Task data:
═══

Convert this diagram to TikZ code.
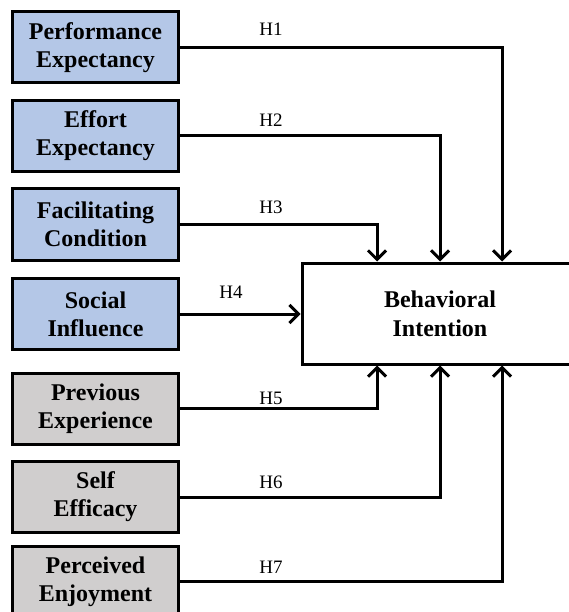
\documentclass[tikz,border=0pt]{standalone}
\usepackage{fontspec}
\setmainfont{Liberation Serif}
\usetikzlibrary{arrows.meta}

\definecolor{factorblue}{RGB}{180,199,231}
\definecolor{factorgray}{RGB}{208,206,206}

\tikzset{
	factor/.style={draw, line width=3pt, minimum width=166pt, minimum height=71pt, inner sep=0pt, align=center, font=\fontsize{24}{28}\selectfont\bfseries},
	target/.style={draw, line width=3pt, minimum width=276pt, minimum height=101pt, inner sep=0pt, align=center, font=\fontsize{24}{29}\selectfont\bfseries},
	link/.style={line width=3pt, -{Straight Barb[length=9pt, width=18pt, line width=3pt]}},
	hyp/.style={anchor=base, inner sep=0pt, font=\fontsize{19}{22}\selectfont}
}

\begin{document}
\begin{tikzpicture}[x=1pt, y=-1pt]
		\useasboundingbox	(0, 0) rectangle (569, 612);

		\node [factor, fill=factorblue]	(pe)	at (95.5, 47.5)		{Performance\\Expectancy};
		\node [factor, fill=factorblue]	(ee)	at (95.5, 136)		{Effort\\Expectancy};
		\node [factor, fill=factorblue]	(fc)	at (95.5, 224.5)	{Facilitating\\Condition};
		\node [factor, fill=factorblue]	(si)	at (95.5, 314)		{Social\\Influence};
		\node [factor, fill=factorgray]	(px)	at (95.5, 408.5)	{Previous\\Experience};
		\node [factor, fill=factorgray]	(se)	at (95.5, 497)		{Self\\Efficacy};
		\node [factor, fill=factorgray]	(pj)	at (95.5, 581.5)	{Perceived\\Enjoyment};

		\node [target]	(bi)	at (440, 313.5)	{Behavioral\\Intention};

		\draw [link]	(pe.east) -| ([xshift=62pt]bi.north);
		\draw [link]	(ee.east) -| (bi.north);
		\draw [link]	(fc.east) -| ([xshift=-63pt]bi.north);
		\draw [link]	(si.east) to (si.east -| bi.west);
		\draw [link]	(px.east) -| ([xshift=-63pt]bi.south);
		\draw [link]	(se.east) -| (bi.south);
		\draw [link]	(pj.east) -| ([xshift=62pt]bi.south);

		\node [hyp]	(h1)	at (271, 36)	{H1};
		\node [hyp]	(h2)	at (271, 127)	{H2};
		\node [hyp]	(h3)	at (271, 213)	{H3};
		\node [hyp]	(h4)	at (231, 298)	{H4};
		\node [hyp]	(h5)	at (271, 404)	{H5};
		\node [hyp]	(h6)	at (271, 488)	{H6};
		\node [hyp]	(h7)	at (271, 573)	{H7};
	\end{tikzpicture}
\end{document}
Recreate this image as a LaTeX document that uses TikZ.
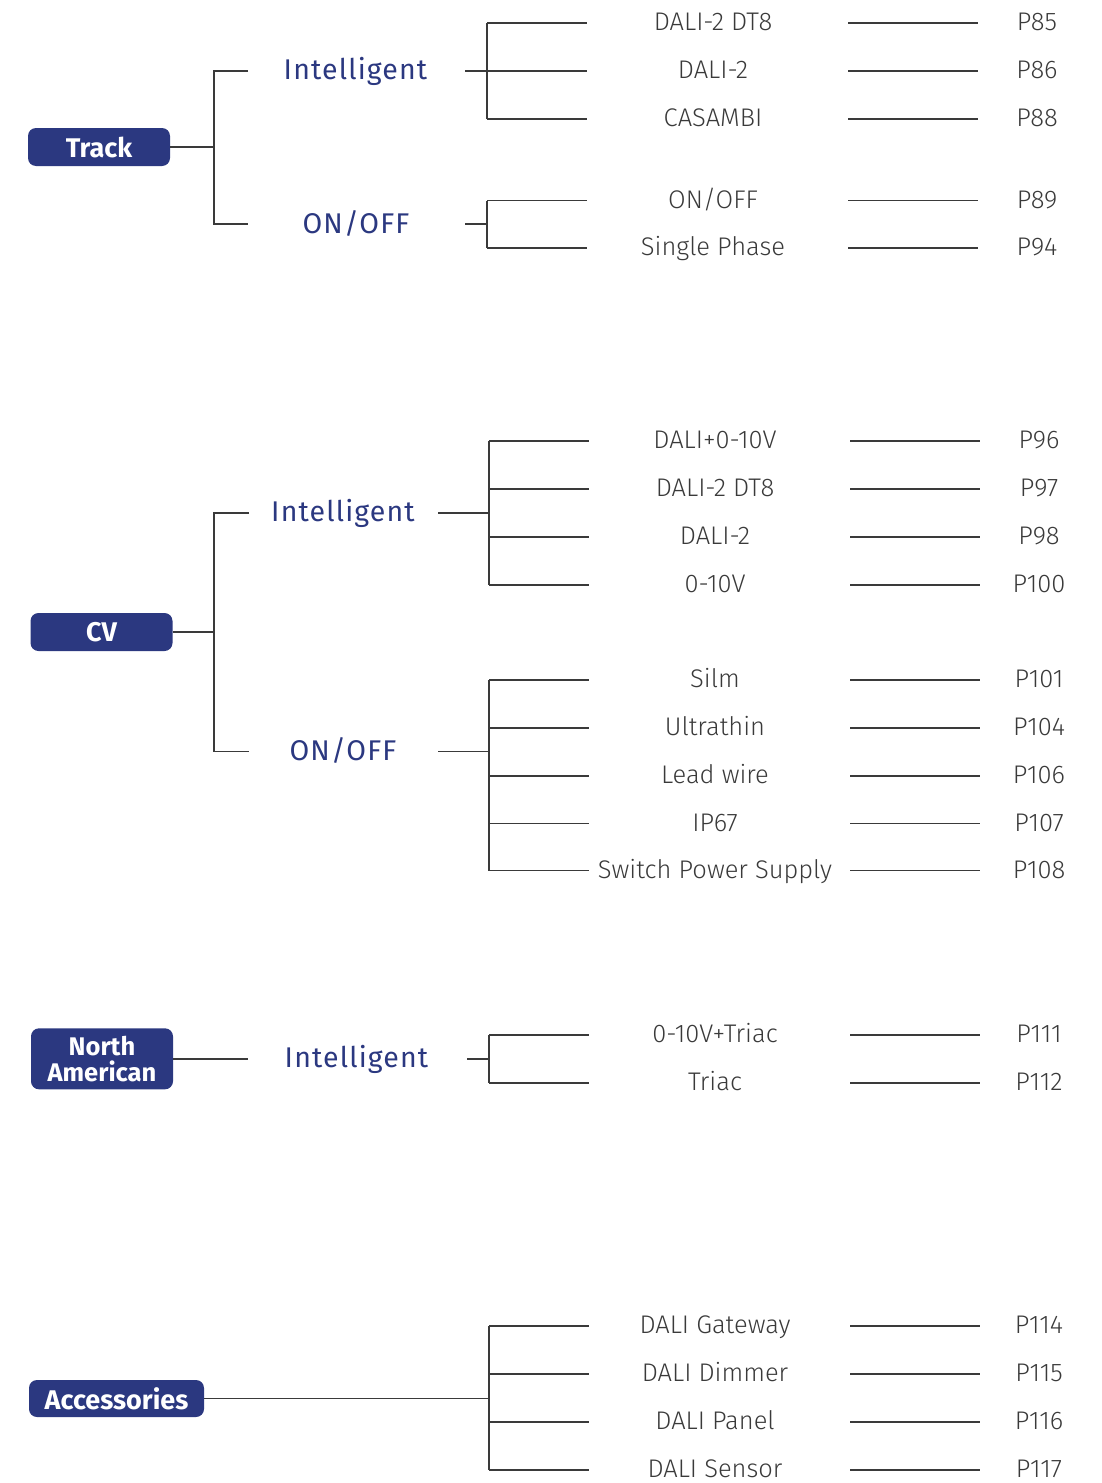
\documentclass[tikz,border=0pt]{standalone}
\usepackage{fontspec}
\setmainfont{Fira Sans}
\newfontfamily\leaffont{Fira Sans Light}
\newfontfamily\headfont[LetterSpace=4]{Fira Sans}
\newfontfamily\boxfont{Fira Sans Bold}
\definecolor{navy}{HTML}{2B3880}
\definecolor{ink}{HTML}{3A3A3A}
\tikzset{
  catbox/.style={fill=navy, rounded corners=8pt, text=white, inner sep=0pt,
    font=\boxfont\fontsize{27}{24}\selectfont, align=center},
  headtxt/.style={text=navy, anchor=base, inner sep=0pt, font=\headfont\fontsize{28.5}{28}\selectfont},
  leaftxt/.style={text=ink, anchor=base, inner sep=0pt, font=\leaffont\fontsize{25.5}{24}\selectfont},
  conn/.style={draw=ink, line width=1.5pt},
}
\newcommand\brow[4]{%
  \coordinate (#1s) at (\XB,#2);
  \coordinate (#1e) at (\XE,#2);
  \node[leaftxt] (#1) at (\XL,#2+7.5) {#3};
  \coordinate (#1a) at (\XA,#2);
  \coordinate (#1b) at (\XR,#2);
  \node[leaftxt] (#1p) at (\XP,#2+7.5) {#4};
  \draw[conn] (#1s) -- (#1e);
  \draw[conn] (#1a) -- (#1b);
}
\begin{document}
\begin{tikzpicture}[x=1pt,y=-1pt]
\useasboundingbox (0,0) rectangle (1102,1483);

% ---------------- Track ----------------
\node[catbox, minimum width=142pt, minimum height=38pt] (track) at (99,147) {Track};
\coordinate (tj) at (214,147);
\coordinate (tiL) at (248,71);
\coordinate (toL) at (248,224);
\draw[conn] (track.east) -- (tj);
\draw[conn] (tiL) -| (tj) |- (toL);
\node[headtxt] (ti) at (355.5,79) {Intelligent};
\node[headtxt] (to) at (356,233) {ON/OFF};

\def\XB{487}\def\XE{587}\def\XL{713}\def\XA{848}\def\XR{978}\def\XP{1037}
\brow{ta}{23}{DALI-2 DT8}{P85}
\brow{tb}{71}{DALI-2}{P86}
\brow{tc}{119}{CASAMBI}{P88}
\brow{td}{200.5}{ON/OFF}{P89}
\brow{te}{248}{Single Phase}{P94}
\coordinate (tiR) at (465,71);
\coordinate (toR) at (465,224);
\draw[conn] (tiR) -- (tbs);
\draw[conn] (tas) -- (tcs);
\draw[conn] (toR) -- (\XB,224);
\draw[conn] (tds) -- (tes);

% ---------------- CV ----------------
\node[catbox, minimum width=142pt, minimum height=38pt] (cv) at (101.5,632) {CV};
\coordinate (cj) at (214,632);
\coordinate (ciL) at (249,513);
\coordinate (coL) at (249,751.5);
\draw[conn] (cv.east) -- (cj);
\draw[conn] (ciL) -| (cj) |- (coL);
\node[headtxt] (ci) at (343,521.5) {Intelligent};
\node[headtxt] (co) at (343,760.5) {ON/OFF};

\def\XB{489}\def\XE{589}\def\XL{715}\def\XA{850}\def\XR{980}\def\XP{1039}
\brow{ca}{441}{DALI+0-10V}{P96}
\brow{cb}{489}{DALI-2 DT8}{P97}
\brow{cc}{537}{DALI-2}{P98}
\brow{cd}{585}{0-10V}{P100}
\brow{ce}{680}{Silm}{P101}
\brow{cf}{728}{Ultrathin}{P104}
\brow{cg}{776}{Lead wire}{P106}
\brow{ch}{823.5}{IP67}{P107}
\brow{ck}{870.5}{Switch Power Supply}{P108}
\coordinate (ciR) at (438,513);
\coordinate (coR) at (438,751.5);
\coordinate (cij) at (489,513);
\coordinate (coj) at (489,751.5);
\draw[conn] (ciR) -- (cij);
\draw[conn] (cas) -- (cds);
\draw[conn] (coR) -- (coj);
\draw[conn] (ces) -- (cks);

% ---------------- North American ----------------
\node[catbox, minimum width=142pt, minimum height=61pt,
      font=\boxfont\fontsize{25.5}{25.5}\selectfont] (na) at (102,1058.8) {North\\American};
\coordinate (naL) at (248,1058.8);
\draw[conn] (na.east) -- (naL);
\node[headtxt] (ni) at (356.5,1067.5) {Intelligent};
\brow{na1}{1035}{0-10V+Triac}{P111}
\brow{na2}{1083}{Triac}{P112}
\coordinate (niR) at (467,1059);
\coordinate (nij) at (489,1059);
\draw[conn] (niR) -- (nij);
\draw[conn] (na1s) -- (na2s);

% ---------------- Accessories ----------------
\node[catbox, minimum width=175pt, minimum height=37pt] (acc) at (116.5,1398.5) {Accessories};
\coordinate (accj) at (489,1398.5);
\draw[conn] (acc.east) -- (accj);
\brow{aa}{1326}{DALI Gateway}{P114}
\brow{ab}{1374}{DALI Dimmer}{P115}
\brow{ac}{1422}{DALI Panel}{P116}
\brow{ad}{1470}{DALI Sensor}{P117}
\draw[conn] (aas) -- (ads);
\end{tikzpicture}
\end{document}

═══

Stated exercise:
Write out the whole listing exactly, and drop the pictures.

Expected output:
Convert this diagram to TikZ code.
\documentclass[tikz,border=0pt]{standalone}
\usepackage{fontspec}
\setmainfont{Liberation Serif}
\usetikzlibrary{arrows.meta}

\definecolor{factorblue}{RGB}{180,199,231}
\definecolor{factorgray}{RGB}{208,206,206}

\tikzset{
	factor/.style={draw, line width=3pt, minimum width=166pt, minimum height=71pt, inner sep=0pt, align=center, font=\fontsize{24}{28}\selectfont\bfseries},
	target/.style={draw, line width=3pt, minimum width=276pt, minimum height=101pt, inner sep=0pt, align=center, font=\fontsize{24}{29}\selectfont\bfseries},
	link/.style={line width=3pt, -{Straight Barb[length=9pt, width=18pt, line width=3pt]}},
	hyp/.style={anchor=base, inner sep=0pt, font=\fontsize{19}{22}\selectfont}
}

\begin{document}
\begin{tikzpicture}[x=1pt, y=-1pt]
		\useasboundingbox	(0, 0) rectangle (569, 612);

		\node [factor, fill=factorblue]	(pe)	at (95.5, 47.5)		{Performance\\Expectancy};
		\node [factor, fill=factorblue]	(ee)	at (95.5, 136)		{Effort\\Expectancy};
		\node [factor, fill=factorblue]	(fc)	at (95.5, 224.5)	{Facilitating\\Condition};
		\node [factor, fill=factorblue]	(si)	at (95.5, 314)		{Social\\Influence};
		\node [factor, fill=factorgray]	(px)	at (95.5, 408.5)	{Previous\\Experience};
		\node [factor, fill=factorgray]	(se)	at (95.5, 497)		{Self\\Efficacy};
		\node [factor, fill=factorgray]	(pj)	at (95.5, 581.5)	{Perceived\\Enjoyment};

		\node [target]	(bi)	at (440, 313.5)	{Behavioral\\Intention};

		\draw [link]	(pe.east) -| ([xshift=62pt]bi.north);
		\draw [link]	(ee.east) -| (bi.north);
		\draw [link]	(fc.east) -| ([xshift=-63pt]bi.north);
		\draw [link]	(si.east) to (si.east -| bi.west);
		\draw [link]	(px.east) -| ([xshift=-63pt]bi.south);
		\draw [link]	(se.east) -| (bi.south);
		\draw [link]	(pj.east) -| ([xshift=62pt]bi.south);

		\node [hyp]	(h1)	at (271, 36)	{H1};
		\node [hyp]	(h2)	at (271, 127)	{H2};
		\node [hyp]	(h3)	at (271, 213)	{H3};
		\node [hyp]	(h4)	at (231, 298)	{H4};
		\node [hyp]	(h5)	at (271, 404)	{H5};
		\node [hyp]	(h6)	at (271, 488)	{H6};
		\node [hyp]	(h7)	at (271, 573)	{H7};
	\end{tikzpicture}
\end{document}
Recreate this image as a LaTeX document that uses TikZ.
\documentclass[tikz,border=0pt]{standalone}
\usepackage{fontspec}
\setmainfont{Fira Sans}
\newfontfamily\leaffont{Fira Sans Light}
\newfontfamily\headfont[LetterSpace=4]{Fira Sans}
\newfontfamily\boxfont{Fira Sans Bold}
\definecolor{navy}{HTML}{2B3880}
\definecolor{ink}{HTML}{3A3A3A}
\tikzset{
  catbox/.style={fill=navy, rounded corners=8pt, text=white, inner sep=0pt,
    font=\boxfont\fontsize{27}{24}\selectfont, align=center},
  headtxt/.style={text=navy, anchor=base, inner sep=0pt, font=\headfont\fontsize{28.5}{28}\selectfont},
  leaftxt/.style={text=ink, anchor=base, inner sep=0pt, font=\leaffont\fontsize{25.5}{24}\selectfont},
  conn/.style={draw=ink, line width=1.5pt},
}
\newcommand\brow[4]{%
  \coordinate (#1s) at (\XB,#2);
  \coordinate (#1e) at (\XE,#2);
  \node[leaftxt] (#1) at (\XL,#2+7.5) {#3};
  \coordinate (#1a) at (\XA,#2);
  \coordinate (#1b) at (\XR,#2);
  \node[leaftxt] (#1p) at (\XP,#2+7.5) {#4};
  \draw[conn] (#1s) -- (#1e);
  \draw[conn] (#1a) -- (#1b);
}
\begin{document}
\begin{tikzpicture}[x=1pt,y=-1pt]
\useasboundingbox (0,0) rectangle (1102,1483);

% ---------------- Track ----------------
\node[catbox, minimum width=142pt, minimum height=38pt] (track) at (99,147) {Track};
\coordinate (tj) at (214,147);
\coordinate (tiL) at (248,71);
\coordinate (toL) at (248,224);
\draw[conn] (track.east) -- (tj);
\draw[conn] (tiL) -| (tj) |- (toL);
\node[headtxt] (ti) at (355.5,79) {Intelligent};
\node[headtxt] (to) at (356,233) {ON/OFF};

\def\XB{487}\def\XE{587}\def\XL{713}\def\XA{848}\def\XR{978}\def\XP{1037}
\brow{ta}{23}{DALI-2 DT8}{P85}
\brow{tb}{71}{DALI-2}{P86}
\brow{tc}{119}{CASAMBI}{P88}
\brow{td}{200.5}{ON/OFF}{P89}
\brow{te}{248}{Single Phase}{P94}
\coordinate (tiR) at (465,71);
\coordinate (toR) at (465,224);
\draw[conn] (tiR) -- (tbs);
\draw[conn] (tas) -- (tcs);
\draw[conn] (toR) -- (\XB,224);
\draw[conn] (tds) -- (tes);

% ---------------- CV ----------------
\node[catbox, minimum width=142pt, minimum height=38pt] (cv) at (101.5,632) {CV};
\coordinate (cj) at (214,632);
\coordinate (ciL) at (249,513);
\coordinate (coL) at (249,751.5);
\draw[conn] (cv.east) -- (cj);
\draw[conn] (ciL) -| (cj) |- (coL);
\node[headtxt] (ci) at (343,521.5) {Intelligent};
\node[headtxt] (co) at (343,760.5) {ON/OFF};

\def\XB{489}\def\XE{589}\def\XL{715}\def\XA{850}\def\XR{980}\def\XP{1039}
\brow{ca}{441}{DALI+0-10V}{P96}
\brow{cb}{489}{DALI-2 DT8}{P97}
\brow{cc}{537}{DALI-2}{P98}
\brow{cd}{585}{0-10V}{P100}
\brow{ce}{680}{Silm}{P101}
\brow{cf}{728}{Ultrathin}{P104}
\brow{cg}{776}{Lead wire}{P106}
\brow{ch}{823.5}{IP67}{P107}
\brow{ck}{870.5}{Switch Power Supply}{P108}
\coordinate (ciR) at (438,513);
\coordinate (coR) at (438,751.5);
\coordinate (cij) at (489,513);
\coordinate (coj) at (489,751.5);
\draw[conn] (ciR) -- (cij);
\draw[conn] (cas) -- (cds);
\draw[conn] (coR) -- (coj);
\draw[conn] (ces) -- (cks);

% ---------------- North American ----------------
\node[catbox, minimum width=142pt, minimum height=61pt,
      font=\boxfont\fontsize{25.5}{25.5}\selectfont] (na) at (102,1058.8) {North\\American};
\coordinate (naL) at (248,1058.8);
\draw[conn] (na.east) -- (naL);
\node[headtxt] (ni) at (356.5,1067.5) {Intelligent};
\brow{na1}{1035}{0-10V+Triac}{P111}
\brow{na2}{1083}{Triac}{P112}
\coordinate (niR) at (467,1059);
\coordinate (nij) at (489,1059);
\draw[conn] (niR) -- (nij);
\draw[conn] (na1s) -- (na2s);

% ---------------- Accessories ----------------
\node[catbox, minimum width=175pt, minimum height=37pt] (acc) at (116.5,1398.5) {Accessories};
\coordinate (accj) at (489,1398.5);
\draw[conn] (acc.east) -- (accj);
\brow{aa}{1326}{DALI Gateway}{P114}
\brow{ab}{1374}{DALI Dimmer}{P115}
\brow{ac}{1422}{DALI Panel}{P116}
\brow{ad}{1470}{DALI Sensor}{P117}
\draw[conn] (aas) -- (ads);
\end{tikzpicture}
\end{document}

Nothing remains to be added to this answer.